■ Task statement:
Print every entry, word for word, and skip the images.

::::

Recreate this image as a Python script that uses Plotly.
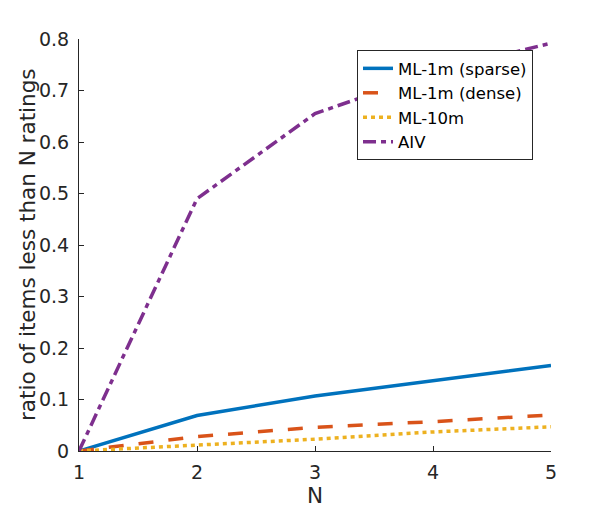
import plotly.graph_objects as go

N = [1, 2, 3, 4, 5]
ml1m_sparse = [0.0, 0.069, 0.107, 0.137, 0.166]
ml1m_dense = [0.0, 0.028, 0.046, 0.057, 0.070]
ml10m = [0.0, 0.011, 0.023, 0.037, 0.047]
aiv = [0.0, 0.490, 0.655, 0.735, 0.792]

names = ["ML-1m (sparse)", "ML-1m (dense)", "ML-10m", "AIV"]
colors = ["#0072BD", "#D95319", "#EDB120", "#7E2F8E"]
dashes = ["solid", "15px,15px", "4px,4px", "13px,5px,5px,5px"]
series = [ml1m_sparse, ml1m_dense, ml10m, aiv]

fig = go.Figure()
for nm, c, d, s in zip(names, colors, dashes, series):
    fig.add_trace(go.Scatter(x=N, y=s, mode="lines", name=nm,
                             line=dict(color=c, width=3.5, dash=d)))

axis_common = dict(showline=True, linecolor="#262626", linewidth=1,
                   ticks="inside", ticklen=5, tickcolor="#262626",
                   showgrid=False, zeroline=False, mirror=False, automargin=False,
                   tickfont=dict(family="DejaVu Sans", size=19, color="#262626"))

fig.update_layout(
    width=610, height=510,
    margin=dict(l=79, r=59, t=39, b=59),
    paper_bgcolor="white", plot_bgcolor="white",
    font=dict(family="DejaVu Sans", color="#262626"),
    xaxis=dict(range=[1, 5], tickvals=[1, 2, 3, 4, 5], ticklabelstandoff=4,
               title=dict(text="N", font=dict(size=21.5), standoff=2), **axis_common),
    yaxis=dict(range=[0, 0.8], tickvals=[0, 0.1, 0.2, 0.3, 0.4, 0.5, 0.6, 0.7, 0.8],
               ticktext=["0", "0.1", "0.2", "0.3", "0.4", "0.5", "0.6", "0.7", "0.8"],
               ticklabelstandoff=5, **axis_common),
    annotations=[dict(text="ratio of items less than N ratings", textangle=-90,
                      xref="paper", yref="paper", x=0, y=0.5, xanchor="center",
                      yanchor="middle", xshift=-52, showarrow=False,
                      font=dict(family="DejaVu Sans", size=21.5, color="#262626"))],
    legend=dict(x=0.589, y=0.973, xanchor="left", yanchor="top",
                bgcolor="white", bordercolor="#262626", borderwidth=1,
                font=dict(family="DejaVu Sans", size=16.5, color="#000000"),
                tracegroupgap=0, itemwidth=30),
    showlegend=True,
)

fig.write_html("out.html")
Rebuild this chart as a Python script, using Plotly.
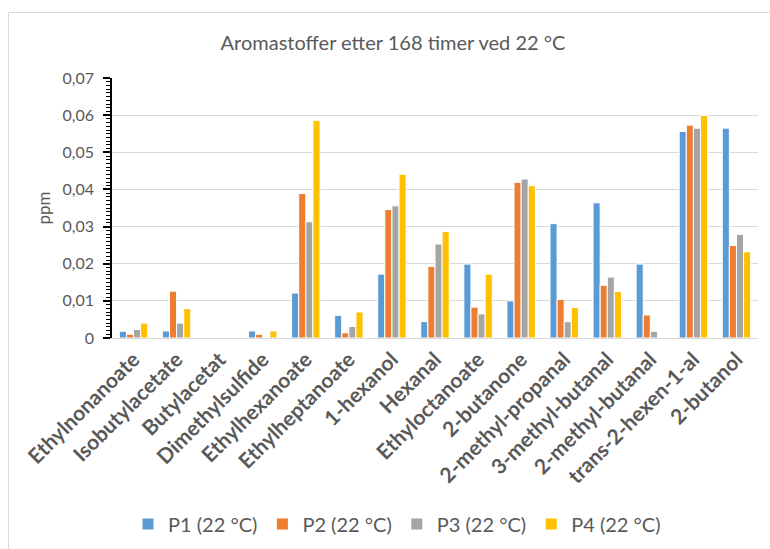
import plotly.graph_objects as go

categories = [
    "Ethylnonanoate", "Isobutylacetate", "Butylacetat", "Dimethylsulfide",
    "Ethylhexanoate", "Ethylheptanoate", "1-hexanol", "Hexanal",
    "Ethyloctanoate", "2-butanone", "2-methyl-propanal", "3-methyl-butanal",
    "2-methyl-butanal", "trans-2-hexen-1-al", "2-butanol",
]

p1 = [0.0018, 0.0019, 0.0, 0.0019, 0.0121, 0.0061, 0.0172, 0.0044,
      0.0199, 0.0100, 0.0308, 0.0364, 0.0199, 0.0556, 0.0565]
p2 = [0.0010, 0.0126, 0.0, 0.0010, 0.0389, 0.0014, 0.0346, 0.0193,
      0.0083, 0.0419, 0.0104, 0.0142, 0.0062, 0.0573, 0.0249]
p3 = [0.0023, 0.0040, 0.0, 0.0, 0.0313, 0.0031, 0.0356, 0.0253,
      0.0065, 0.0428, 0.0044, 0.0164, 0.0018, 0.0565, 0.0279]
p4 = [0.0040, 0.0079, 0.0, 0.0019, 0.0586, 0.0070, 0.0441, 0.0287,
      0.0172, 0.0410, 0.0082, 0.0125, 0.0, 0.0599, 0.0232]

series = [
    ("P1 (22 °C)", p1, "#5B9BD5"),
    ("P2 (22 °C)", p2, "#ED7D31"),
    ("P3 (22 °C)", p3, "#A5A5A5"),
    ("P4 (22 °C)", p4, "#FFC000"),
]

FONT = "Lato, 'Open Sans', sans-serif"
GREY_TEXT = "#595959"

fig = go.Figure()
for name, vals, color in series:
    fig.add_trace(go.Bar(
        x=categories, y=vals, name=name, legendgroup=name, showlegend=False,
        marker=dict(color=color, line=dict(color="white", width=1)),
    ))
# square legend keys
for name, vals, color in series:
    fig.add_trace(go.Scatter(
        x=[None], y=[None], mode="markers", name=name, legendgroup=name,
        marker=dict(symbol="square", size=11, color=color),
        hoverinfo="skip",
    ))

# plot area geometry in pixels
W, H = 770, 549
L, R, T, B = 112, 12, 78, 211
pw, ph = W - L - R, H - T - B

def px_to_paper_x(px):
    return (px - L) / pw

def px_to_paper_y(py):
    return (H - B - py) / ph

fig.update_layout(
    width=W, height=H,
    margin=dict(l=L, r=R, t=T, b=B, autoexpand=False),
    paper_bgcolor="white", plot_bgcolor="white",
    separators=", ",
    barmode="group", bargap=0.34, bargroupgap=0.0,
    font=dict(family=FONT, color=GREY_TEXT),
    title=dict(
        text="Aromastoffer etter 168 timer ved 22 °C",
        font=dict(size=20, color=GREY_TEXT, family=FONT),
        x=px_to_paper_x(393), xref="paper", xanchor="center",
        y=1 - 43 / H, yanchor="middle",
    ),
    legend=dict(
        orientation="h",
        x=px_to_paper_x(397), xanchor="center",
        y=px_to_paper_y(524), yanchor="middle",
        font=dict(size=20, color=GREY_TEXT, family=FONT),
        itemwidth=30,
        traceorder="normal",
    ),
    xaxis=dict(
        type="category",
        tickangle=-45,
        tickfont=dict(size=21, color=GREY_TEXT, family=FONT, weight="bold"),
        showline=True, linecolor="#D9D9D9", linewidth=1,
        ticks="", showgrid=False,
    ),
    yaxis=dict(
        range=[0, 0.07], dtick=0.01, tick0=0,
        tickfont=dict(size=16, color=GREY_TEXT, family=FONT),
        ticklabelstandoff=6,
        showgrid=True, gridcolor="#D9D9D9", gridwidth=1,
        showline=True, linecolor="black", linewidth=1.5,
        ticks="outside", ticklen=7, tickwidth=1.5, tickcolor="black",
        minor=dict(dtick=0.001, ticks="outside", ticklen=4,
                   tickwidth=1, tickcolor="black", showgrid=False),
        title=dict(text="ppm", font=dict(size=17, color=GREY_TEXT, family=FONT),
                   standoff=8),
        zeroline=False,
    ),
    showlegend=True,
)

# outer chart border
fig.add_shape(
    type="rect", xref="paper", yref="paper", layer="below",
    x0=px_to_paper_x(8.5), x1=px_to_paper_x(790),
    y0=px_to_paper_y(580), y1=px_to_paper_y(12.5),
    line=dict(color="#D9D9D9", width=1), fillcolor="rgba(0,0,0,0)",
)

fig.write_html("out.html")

::::

■ Written solution:
Recreate this image as a Python script that uses Plotly.
import plotly.graph_objects as go

N = [1, 2, 3, 4, 5]
ml1m_sparse = [0.0, 0.069, 0.107, 0.137, 0.166]
ml1m_dense = [0.0, 0.028, 0.046, 0.057, 0.070]
ml10m = [0.0, 0.011, 0.023, 0.037, 0.047]
aiv = [0.0, 0.490, 0.655, 0.735, 0.792]

names = ["ML-1m (sparse)", "ML-1m (dense)", "ML-10m", "AIV"]
colors = ["#0072BD", "#D95319", "#EDB120", "#7E2F8E"]
dashes = ["solid", "15px,15px", "4px,4px", "13px,5px,5px,5px"]
series = [ml1m_sparse, ml1m_dense, ml10m, aiv]

fig = go.Figure()
for nm, c, d, s in zip(names, colors, dashes, series):
    fig.add_trace(go.Scatter(x=N, y=s, mode="lines", name=nm,
                             line=dict(color=c, width=3.5, dash=d)))

axis_common = dict(showline=True, linecolor="#262626", linewidth=1,
                   ticks="inside", ticklen=5, tickcolor="#262626",
                   showgrid=False, zeroline=False, mirror=False, automargin=False,
                   tickfont=dict(family="DejaVu Sans", size=19, color="#262626"))

fig.update_layout(
    width=610, height=510,
    margin=dict(l=79, r=59, t=39, b=59),
    paper_bgcolor="white", plot_bgcolor="white",
    font=dict(family="DejaVu Sans", color="#262626"),
    xaxis=dict(range=[1, 5], tickvals=[1, 2, 3, 4, 5], ticklabelstandoff=4,
               title=dict(text="N", font=dict(size=21.5), standoff=2), **axis_common),
    yaxis=dict(range=[0, 0.8], tickvals=[0, 0.1, 0.2, 0.3, 0.4, 0.5, 0.6, 0.7, 0.8],
               ticktext=["0", "0.1", "0.2", "0.3", "0.4", "0.5", "0.6", "0.7", "0.8"],
               ticklabelstandoff=5, **axis_common),
    annotations=[dict(text="ratio of items less than N ratings", textangle=-90,
                      xref="paper", yref="paper", x=0, y=0.5, xanchor="center",
                      yanchor="middle", xshift=-52, showarrow=False,
                      font=dict(family="DejaVu Sans", size=21.5, color="#262626"))],
    legend=dict(x=0.589, y=0.973, xanchor="left", yanchor="top",
                bgcolor="white", bordercolor="#262626", borderwidth=1,
                font=dict(family="DejaVu Sans", size=16.5, color="#000000"),
                tracegroupgap=0, itemwidth=30),
    showlegend=True,
)

fig.write_html("out.html")
Rebuild this chart as a Python script, using Plotly.
import plotly.graph_objects as go

categories = [
    "Ethylnonanoate", "Isobutylacetate", "Butylacetat", "Dimethylsulfide",
    "Ethylhexanoate", "Ethylheptanoate", "1-hexanol", "Hexanal",
    "Ethyloctanoate", "2-butanone", "2-methyl-propanal", "3-methyl-butanal",
    "2-methyl-butanal", "trans-2-hexen-1-al", "2-butanol",
]

p1 = [0.0018, 0.0019, 0.0, 0.0019, 0.0121, 0.0061, 0.0172, 0.0044,
      0.0199, 0.0100, 0.0308, 0.0364, 0.0199, 0.0556, 0.0565]
p2 = [0.0010, 0.0126, 0.0, 0.0010, 0.0389, 0.0014, 0.0346, 0.0193,
      0.0083, 0.0419, 0.0104, 0.0142, 0.0062, 0.0573, 0.0249]
p3 = [0.0023, 0.0040, 0.0, 0.0, 0.0313, 0.0031, 0.0356, 0.0253,
      0.0065, 0.0428, 0.0044, 0.0164, 0.0018, 0.0565, 0.0279]
p4 = [0.0040, 0.0079, 0.0, 0.0019, 0.0586, 0.0070, 0.0441, 0.0287,
      0.0172, 0.0410, 0.0082, 0.0125, 0.0, 0.0599, 0.0232]

series = [
    ("P1 (22 °C)", p1, "#5B9BD5"),
    ("P2 (22 °C)", p2, "#ED7D31"),
    ("P3 (22 °C)", p3, "#A5A5A5"),
    ("P4 (22 °C)", p4, "#FFC000"),
]

FONT = "Lato, 'Open Sans', sans-serif"
GREY_TEXT = "#595959"

fig = go.Figure()
for name, vals, color in series:
    fig.add_trace(go.Bar(
        x=categories, y=vals, name=name, legendgroup=name, showlegend=False,
        marker=dict(color=color, line=dict(color="white", width=1)),
    ))
# square legend keys
for name, vals, color in series:
    fig.add_trace(go.Scatter(
        x=[None], y=[None], mode="markers", name=name, legendgroup=name,
        marker=dict(symbol="square", size=11, color=color),
        hoverinfo="skip",
    ))

# plot area geometry in pixels
W, H = 770, 549
L, R, T, B = 112, 12, 78, 211
pw, ph = W - L - R, H - T - B

def px_to_paper_x(px):
    return (px - L) / pw

def px_to_paper_y(py):
    return (H - B - py) / ph

fig.update_layout(
    width=W, height=H,
    margin=dict(l=L, r=R, t=T, b=B, autoexpand=False),
    paper_bgcolor="white", plot_bgcolor="white",
    separators=", ",
    barmode="group", bargap=0.34, bargroupgap=0.0,
    font=dict(family=FONT, color=GREY_TEXT),
    title=dict(
        text="Aromastoffer etter 168 timer ved 22 °C",
        font=dict(size=20, color=GREY_TEXT, family=FONT),
        x=px_to_paper_x(393), xref="paper", xanchor="center",
        y=1 - 43 / H, yanchor="middle",
    ),
    legend=dict(
        orientation="h",
        x=px_to_paper_x(397), xanchor="center",
        y=px_to_paper_y(524), yanchor="middle",
        font=dict(size=20, color=GREY_TEXT, family=FONT),
        itemwidth=30,
        traceorder="normal",
    ),
    xaxis=dict(
        type="category",
        tickangle=-45,
        tickfont=dict(size=21, color=GREY_TEXT, family=FONT, weight="bold"),
        showline=True, linecolor="#D9D9D9", linewidth=1,
        ticks="", showgrid=False,
    ),
    yaxis=dict(
        range=[0, 0.07], dtick=0.01, tick0=0,
        tickfont=dict(size=16, color=GREY_TEXT, family=FONT),
        ticklabelstandoff=6,
        showgrid=True, gridcolor="#D9D9D9", gridwidth=1,
        showline=True, linecolor="black", linewidth=1.5,
        ticks="outside", ticklen=7, tickwidth=1.5, tickcolor="black",
        minor=dict(dtick=0.001, ticks="outside", ticklen=4,
                   tickwidth=1, tickcolor="black", showgrid=False),
        title=dict(text="ppm", font=dict(size=17, color=GREY_TEXT, family=FONT),
                   standoff=8),
        zeroline=False,
    ),
    showlegend=True,
)

# outer chart border
fig.add_shape(
    type="rect", xref="paper", yref="paper", layer="below",
    x0=px_to_paper_x(8.5), x1=px_to_paper_x(790),
    y0=px_to_paper_y(580), y1=px_to_paper_y(12.5),
    line=dict(color="#D9D9D9", width=1), fillcolor="rgba(0,0,0,0)",
)

fig.write_html("out.html")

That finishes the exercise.